___ Dataset extract

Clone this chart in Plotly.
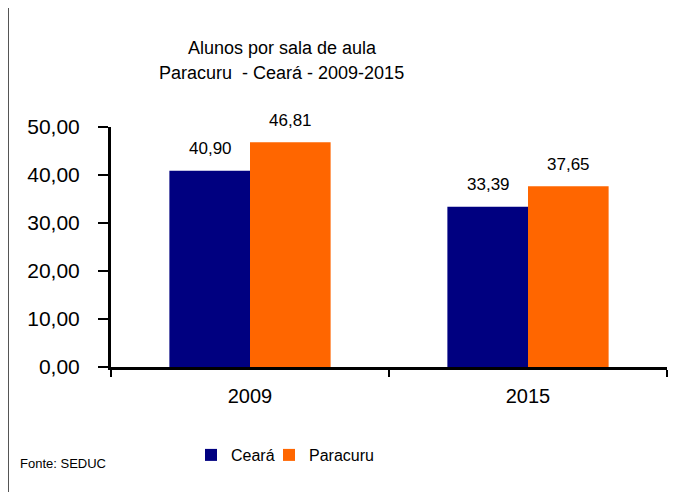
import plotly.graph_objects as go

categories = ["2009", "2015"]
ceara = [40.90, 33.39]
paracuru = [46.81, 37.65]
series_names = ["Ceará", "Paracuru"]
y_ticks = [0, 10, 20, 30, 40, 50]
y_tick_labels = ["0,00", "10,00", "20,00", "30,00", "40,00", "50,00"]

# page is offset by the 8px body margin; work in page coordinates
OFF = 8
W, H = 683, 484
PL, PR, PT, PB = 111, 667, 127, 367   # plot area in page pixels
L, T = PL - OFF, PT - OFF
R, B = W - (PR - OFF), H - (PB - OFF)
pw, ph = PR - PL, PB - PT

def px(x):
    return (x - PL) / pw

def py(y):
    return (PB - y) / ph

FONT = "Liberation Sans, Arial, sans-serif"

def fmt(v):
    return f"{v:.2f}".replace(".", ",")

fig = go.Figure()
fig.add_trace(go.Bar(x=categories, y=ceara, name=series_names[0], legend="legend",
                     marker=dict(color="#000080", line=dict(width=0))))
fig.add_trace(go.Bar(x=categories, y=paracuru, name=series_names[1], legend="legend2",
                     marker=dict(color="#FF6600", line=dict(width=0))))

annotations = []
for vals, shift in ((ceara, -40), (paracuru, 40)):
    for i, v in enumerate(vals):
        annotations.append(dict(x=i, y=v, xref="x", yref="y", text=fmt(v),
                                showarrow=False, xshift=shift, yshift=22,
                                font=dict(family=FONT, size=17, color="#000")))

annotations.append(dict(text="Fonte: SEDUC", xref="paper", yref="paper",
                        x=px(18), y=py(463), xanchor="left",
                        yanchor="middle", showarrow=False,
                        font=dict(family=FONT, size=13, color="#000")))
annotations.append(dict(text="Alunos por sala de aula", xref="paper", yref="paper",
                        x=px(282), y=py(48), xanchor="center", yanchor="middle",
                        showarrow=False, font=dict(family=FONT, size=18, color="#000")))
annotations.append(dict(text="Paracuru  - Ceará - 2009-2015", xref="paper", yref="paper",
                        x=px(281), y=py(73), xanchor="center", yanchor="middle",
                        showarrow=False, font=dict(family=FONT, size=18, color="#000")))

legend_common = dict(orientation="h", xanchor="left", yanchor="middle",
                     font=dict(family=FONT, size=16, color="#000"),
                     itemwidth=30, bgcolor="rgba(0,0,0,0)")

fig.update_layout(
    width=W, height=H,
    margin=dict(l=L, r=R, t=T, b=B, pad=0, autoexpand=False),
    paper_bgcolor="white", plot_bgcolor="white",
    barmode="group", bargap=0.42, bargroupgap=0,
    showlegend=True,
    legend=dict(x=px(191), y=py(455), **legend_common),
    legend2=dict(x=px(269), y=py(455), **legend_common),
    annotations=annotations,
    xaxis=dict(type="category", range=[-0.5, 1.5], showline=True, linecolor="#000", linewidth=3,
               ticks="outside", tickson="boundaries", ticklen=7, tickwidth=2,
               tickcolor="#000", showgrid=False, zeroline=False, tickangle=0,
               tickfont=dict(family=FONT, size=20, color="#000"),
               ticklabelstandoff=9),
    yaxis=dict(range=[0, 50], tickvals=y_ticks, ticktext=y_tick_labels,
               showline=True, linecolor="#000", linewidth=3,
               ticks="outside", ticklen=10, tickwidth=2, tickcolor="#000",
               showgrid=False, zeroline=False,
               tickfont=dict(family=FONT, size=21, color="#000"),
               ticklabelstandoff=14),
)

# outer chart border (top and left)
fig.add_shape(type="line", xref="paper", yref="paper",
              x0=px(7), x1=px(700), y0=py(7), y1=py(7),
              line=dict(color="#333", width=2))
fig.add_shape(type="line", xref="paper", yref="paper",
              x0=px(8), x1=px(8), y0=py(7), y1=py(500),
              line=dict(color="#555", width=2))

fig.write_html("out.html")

______

> _Problem statement_
From the data above, copy each line where the string "chart" appears.

> _Correct output_
Clone this chart in Plotly.
# outer chart border (top and left)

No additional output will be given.